Photo by DeShaun Craddock

Today I read about ?uestlove’s offensive remarks he made while touring Japan. Then I read his statement he posted to his Facebook page addressing it. Maybe I’m biased because I’ve been a fan of The Roots and ?uestlove since I was in high school, but his response was honest and heartfelt, and not some ass-covering, canned PR auto-reply. Here’s an excerpt:

—look. i’m a human being and dumber yet, i’m a public figure. if you’re lucky enough to be either of the aforementioned, then not only should one stay clear of saying or writing hurtful things, one should actively work against feeling comfortable, thinking hurtful thoughts. given that black culture consistently finds itself at the butt end of so many offensive “outsider” jokes, I should be way, way more sensitive (after all, who’s zooming who). I for one, should never allow my cultural bias to take precedence over my “examined life” (clunkers be damned). i know the whole kinder and gentler thing reeks of a self serving political correctness, but eff it, it’s “all me”.
Ahmir Thompson / “Questlove”

Here’s my take:

  1. We’re all public figures, especially those of us who put our thoughts online, and I think it’s important for all public figures to step up, admit their mistakes, and take responsibility. When celebrities do this, I think it can be a powerful, positive example.
  2. It’s important to have an open exchange of thoughts online. I know I’ve been timid in the past about sharing online—worrying about saying something stupid or offensive that will come back to bite me in the ass. I’ve pretty much let that go because I also believe in having an authentic online experience where I put who I really am out there. If I let my fear of making mistakes inhibit what I share, I’m not being honest and I’m not really engaging, which isn’t as meaningful to me. Doing something that’s not meaningful isn’t worth my time.
  3. Step up when you’re wrong. I’m sure I’ve said stuff online that may have rubbed someone the wrong way. If I notice it myself, I take responsibility for it and move towards correction. I also expect people to call me on it. After all, this is a conversation (or at least I hope it is).

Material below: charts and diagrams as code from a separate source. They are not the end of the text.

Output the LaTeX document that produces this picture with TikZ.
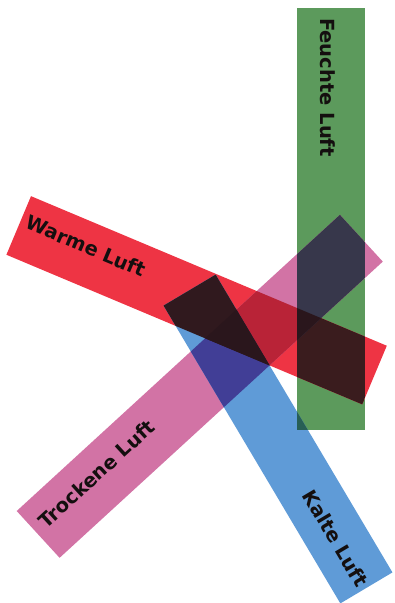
\documentclass[tikz,border=0pt]{standalone}
\usepackage{fontspec}
\setmainfont{DejaVu Sans}
\newfontfamily\labfont{DejaVu Sans}
\definecolor{cgreen}{RGB}{92,154,92}
\definecolor{cred}{RGB}{238,52,68}
\definecolor{cpink}{RGB}{210,115,165}
\definecolor{cblue}{RGB}{95,155,215}
\definecolor{crp}{RGB}{185,35,55}
\definecolor{crg}{RGB}{58,28,30}
\definecolor{cpg}{RGB}{55,55,75}
\definecolor{cpb}{RGB}{65,62,150}
\definecolor{crb}{RGB}{48,25,30}
\definecolor{cbg}{RGB}{40,95,85}
\definecolor{ctri}{RGB}{42,22,28}
\definecolor{labcol}{RGB}{20,15,15}
\tikzset{
  lab/.style={font=\labfont\bfseries\fontsize{19.5}{22}\selectfont, text=labcol, inner sep=0pt, anchor=center},
}
\begin{document}
\begin{tikzpicture}[x=1pt,y=-1pt]
\useasboundingbox (0,0) rectangle (394,603);
\clip (0,0) rectangle (394,603);
% corners
\coordinate (r1) at (31.0,196.15);
\coordinate (r2) at (386.8,345.75);
\coordinate (r3) at (362.2,404.35);
\coordinate (r4) at (6.4,254.75);
\coordinate (p1) at (16.7,511.0);
\coordinate (p2) at (59.6,557.8);
\coordinate (p3) at (382.8,261.6);
\coordinate (p4) at (339.9,214.8);
\coordinate (b1) at (163.55,305.6);
\coordinate (b2) at (215.65,274.6);
\coordinate (b3) at (392.45,572.4);
\coordinate (b4) at (340.35,603.4);
\coordinate (g1) at (296.5,8);
\coordinate (g2) at (365,8);
\coordinate (g3) at (365,430);
\coordinate (g4) at (296.5,430);
\def\rpath{(r1) -- (r2) -- (r3) -- (r4) -- cycle}
\def\ppath{(p1) -- (p2) -- (p3) -- (p4) -- cycle}
\def\bpath{(b1) -- (b2) -- (b3) -- (b4) -- cycle}
\def\gpath{(g1) -- (g2) -- (g3) -- (g4) -- cycle}
% single bars
\fill[cgreen] \gpath;
\fill[cred] \rpath;
\fill[cpink] \ppath;
\fill[cblue] \bpath;
% pairs
\begin{scope}\clip \rpath; \fill[crp] \ppath; \end{scope}
\begin{scope}\clip \rpath; \fill[crg] \gpath; \end{scope}
\begin{scope}\clip \ppath; \fill[cpg] \gpath; \end{scope}
\begin{scope}\clip \ppath; \fill[cpb] \bpath; \end{scope}
\begin{scope}\clip \rpath; \fill[crb] \bpath; \end{scope}
\begin{scope}\clip \bpath; \fill[cbg] \gpath; \end{scope}
% triples
\begin{scope}\clip \rpath; \clip \ppath; \fill[ctri] \gpath; \end{scope}
\begin{scope}\clip \rpath; \clip \ppath; \fill[ctri] \bpath; \end{scope}
% labels
\node[lab, rotate=-90] (tf) at (328,87.5) {Feuchte Luft};
\node[lab, rotate=-22.8] (tw) at (86,246) {Warme Luft};
\node[lab, rotate=42.5] (tt) at (96.5,474) {Trockene Luft};
\node[lab, rotate=-59.3] (tk) at (335.5,538) {Kalte Luft};
\end{tikzpicture}
\end{document}
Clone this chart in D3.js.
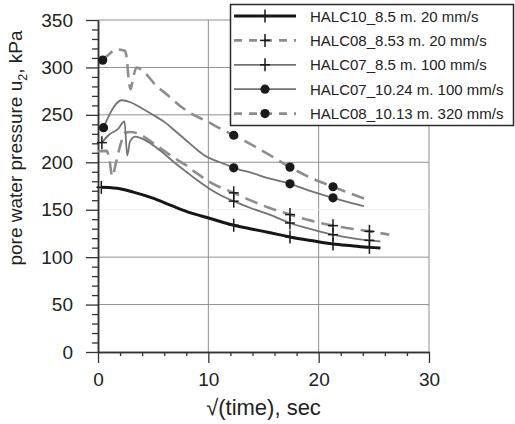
<!DOCTYPE html>
<html>
<head>
<meta charset="utf-8">
<script src="https://cdn.jsdelivr.net/npm/d3@7"></script>
<style>
  body { margin: 0; background: #fff; }
  svg { display: block; }
  text { font-family: "Liberation Sans", Arial, sans-serif; fill: #222; }
</style>
</head>
<body>
<svg id="chart" width="515" height="424"></svg>
<script>
// Pore water pressure dissipation curves: [sqrt(time) in sec^0.5, u2 in kPa]
const seriesLabels = [
  "HALC10_8.5 m. 20 mm/s",
  "HALC08_8.53 m. 20 mm/s",
  "HALC07_8.5 m. 100 mm/s",
  "HALC07_10.24 m. 100 mm/s",
  "HALC08_10.13 m. 320 mm/s"
];

const halc10_85 = [
  [0.3, 173.6], [1.0, 173.5], [2.0, 172], [3.2, 168.5], [4.9, 162.5], [6.8, 153.7],
  [8.4, 146.7], [10.1, 141], [12.3, 133.6], [14, 129.5], [15.5, 126], [17.4, 121.3],
  [19.3, 117.5], [21.3, 113.9], [23, 112], [24.6, 110.3], [25.6, 109.6]
];

const halc08_853 = [
  [0.0, 211.8], [0.8, 212], [1.0, 205], [1.3, 185], [1.6, 198], [2.0, 217], [2.45, 231],
  [2.9, 232], [3.7, 230], [4.9, 221], [6.0, 212], [7.0, 204], [7.9, 197.5], [9.0, 188],
  [10.3, 178], [12.3, 167.8], [14, 159], [15.5, 152], [17.4, 144.9], [19.3, 138.5],
  [21.3, 133.2], [23, 130], [24.6, 127.2], [26.4, 123.7]
];

const halc07_85 = [
  [0.35, 220.7], [1.0, 229], [1.8, 235], [2.4, 243], [2.65, 207], [2.9, 222], [3.4, 227],
  [4.0, 225], [5.0, 218], [6.0, 209], [7.0, 199], [8.0, 190], [9.0, 181], [10.0, 173],
  [11.0, 166], [12.3, 159], [14, 151], [15.5, 145], [17.4, 136], [19.3, 129.5],
  [21.3, 123.7], [23, 120], [24.6, 117.7], [25.6, 116.7]
];

const halc07_1024 = [
  [0.5, 236.5], [1.1, 251.6], [1.6, 261], [2.15, 265.4], [3.0, 263], [3.8, 258],
  [4.9, 250.6], [6.1, 241.8], [7.0, 233], [8.0, 223], [9.0, 213], [9.9, 205.5],
  [10.6, 202], [11.5, 198], [12.3, 194.2], [14, 188.5], [15.5, 183], [17.4, 177.3],
  [19.3, 169.5], [21.3, 162.5], [23, 157], [24.1, 153.7]
];

const halc08_1013 = [
  [0.43, 307.7], [1.0, 314], [1.7, 319], [2.45, 317.5], [2.6, 310], [2.8, 285],
  [2.95, 277], [3.2, 290], [3.5, 300], [4.0, 297], [5.3, 280.5], [6.4, 270],
  [7.45, 259.4], [8.5, 251], [9.9, 243], [11, 236], [12.3, 228.5], [14, 218],
  [15.5, 208], [17.4, 194.9], [19.3, 183.5], [21.3, 174.2], [23, 166.5], [24.4, 160.7]
];

// sqrt(time) readings that carry a marker on each curve
const halc10_85Marks = [0.3, 12.3, 17.4, 21.3, 24.6];
const halc08_853Marks = [12.3, 17.4, 21.3, 24.6];
const halc07_85Marks = [0.35, 12.3, 17.4, 21.3, 24.6];
const halc07_1024Marks = [0.5, 12.3, 17.4, 21.3];
const halc08_1013Marks = [0.43, 12.3, 17.4, 21.3];

const xMajorTicks = [0, 10, 20, 30];
const yMajorTicks = [0, 50, 100, 150, 200, 250, 300, 350];

const series = [
  { label: seriesLabels[0], data: halc10_85, marks: halc10_85Marks, marker: "plus",
    color: "#161616", width: 3, dash: null, legendDash: null },
  { label: seriesLabels[1], data: halc08_853, marks: halc08_853Marks, marker: "plus",
    color: "#8e8e8e", width: 2.6, dash: "13,7", legendDash: "8,7" },
  { label: seriesLabels[2], data: halc07_85, marks: halc07_85Marks, marker: "plus",
    color: "#737373", width: 1.8, dash: null, legendDash: null },
  { label: seriesLabels[3], data: halc07_1024, marks: halc07_1024Marks, marker: "dot",
    color: "#737373", width: 1.8, dash: null, legendDash: null },
  { label: seriesLabels[4], data: halc08_1013, marks: halc08_1013Marks, marker: "dot",
    color: "#8e8e8e", width: 2.6, dash: "13,7", legendDash: "8,7" }
];

const svg = d3.select("#chart");
const x = d3.scaleLinear().domain([0, 30]).range([98, 429]);
const y = d3.scaleLinear().domain([0, 350]).range([352, 20]);

// grid
const grid = svg.append("g");
grid.selectAll("line.v").data(xMajorTicks.filter(d => d > 0)).join("line")
  .attr("x1", d => x(d)).attr("x2", d => x(d))
  .attr("y1", y(0)).attr("y2", y(350))
  .attr("stroke", "#8f8f8f").attr("stroke-width", 1);
grid.selectAll("line.h").data(yMajorTicks.filter(d => d > 0)).join("line")
  .attr("x1", x(0)).attr("x2", x(30))
  .attr("y1", d => y(d)).attr("y2", d => y(d))
  .attr("stroke", d => d === 150 ? "#eeeeee" : "#8f8f8f").attr("stroke-width", 1);

// axes
const styleAxis = g => {
  g.selectAll(".domain").attr("stroke", "#333").attr("stroke-width", 1.5);
  g.selectAll(".tick line").attr("stroke", "#333").attr("stroke-width", 1.3);
  g.selectAll("text").attr("font-size", 19).attr("fill", "#222")
    .attr("font-family", "'Liberation Sans', Arial, sans-serif");
};

svg.append("g").attr("transform", `translate(0,${y(0)})`)
  .call(d3.axisBottom(x).tickValues(d3.range(2, 30, 2).filter(d => d % 10 !== 0))
    .tickSize(4).tickSizeOuter(0).tickFormat(""))
  .call(styleAxis);
svg.append("g").attr("transform", `translate(0,${y(0)})`)
  .call(d3.axisBottom(x).tickValues(xMajorTicks).tickSize(11).tickSizeOuter(0).tickPadding(10))
  .call(styleAxis);

svg.append("g").attr("transform", `translate(${x(0)},0)`)
  .call(d3.axisLeft(y).tickValues(d3.range(10, 350, 10).filter(d => d % 50 !== 0))
    .tickSize(6).tickSizeOuter(0).tickFormat(""))
  .call(styleAxis);
svg.append("g").attr("transform", `translate(${x(0)},0)`)
  .call(d3.axisLeft(y).tickValues(yMajorTicks).tickSize(12).tickSizeOuter(0).tickPadding(13))
  .call(styleAxis);

// axis titles
svg.append("text")
  .attr("x", (x(0) + x(30)) / 2).attr("y", 415)
  .attr("text-anchor", "middle").attr("font-size", 22)
  .text("√(time), sec");

const yTitle = svg.append("text")
  .attr("transform", "translate(22,148) rotate(-90)")
  .attr("text-anchor", "middle").attr("font-size", 19);
yTitle.append("tspan").text("pore water pressure u");
yTitle.append("tspan").attr("font-size", 12.5).attr("dy", 5).text("2");
yTitle.append("tspan").attr("dy", -5).text(", kPa");

// curves
const line = d3.line().x(d => x(d[0])).y(d => y(d[1])).curve(d3.curveMonotoneX);
const curves = svg.append("g");
series.forEach(s => {
  curves.append("path").datum(s.data)
    .attr("d", line).attr("fill", "none")
    .attr("stroke", s.color).attr("stroke-width", s.width)
    .attr("stroke-dasharray", s.dash)
    .attr("stroke-linejoin", "round");
});

function drawMarker(g, type, cx, cy) {
  if (type === "dot") {
    g.append("circle").attr("cx", cx).attr("cy", cy).attr("r", 4.6).attr("fill", "#1a1a1a");
  } else {
    g.append("line").attr("x1", cx - 5).attr("x2", cx + 5).attr("y1", cy).attr("y2", cy)
      .attr("stroke", "#1a1a1a").attr("stroke-width", 1.5);
    g.append("line").attr("x1", cx).attr("x2", cx).attr("y1", cy - 6.5).attr("y2", cy + 6.5)
      .attr("stroke", "#1a1a1a").attr("stroke-width", 1.5);
  }
}

const markers = svg.append("g");
series.forEach(s => {
  s.marks.forEach(mx => {
    const p = s.data.find(d => d[0] === mx);
    if (p) drawMarker(markers, s.marker, x(p[0]), y(p[1]));
  });
});

// legend
const legend = svg.append("g");
legend.append("rect")
  .attr("x", 230.5).attr("y", 4.5).attr("width", 283).attr("height", 121)
  .attr("fill", "#fff").attr("stroke", "#2a2a2a").attr("stroke-width", 1.5);
series.forEach((s, i) => {
  const ry = 16 + i * 24.4;
  legend.append("line")
    .attr("x1", 234).attr("x2", 296).attr("y1", ry).attr("y2", ry)
    .attr("stroke", s.color).attr("stroke-width", s.width)
    .attr("stroke-dasharray", s.legendDash);
  drawMarker(legend, s.marker, 265, ry);
  legend.append("text")
    .attr("x", 310).attr("y", ry + 5.5)
    .attr("font-size", 15)
    .text(s.label);
});
</script>
</body>
</html>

I don’t think our online selves should be super-polished or one dimensional. We don’t always say the perfect things or even say things perfectly in person, so why should we expect what we say online to be different? I don’t believe we should be spewing hate and ignorance, but I also think we’re all human and may have ways of seeing and saying things that could be corrected. How else can we evolve and improve if we don’t share ourselves and stay open to what others share?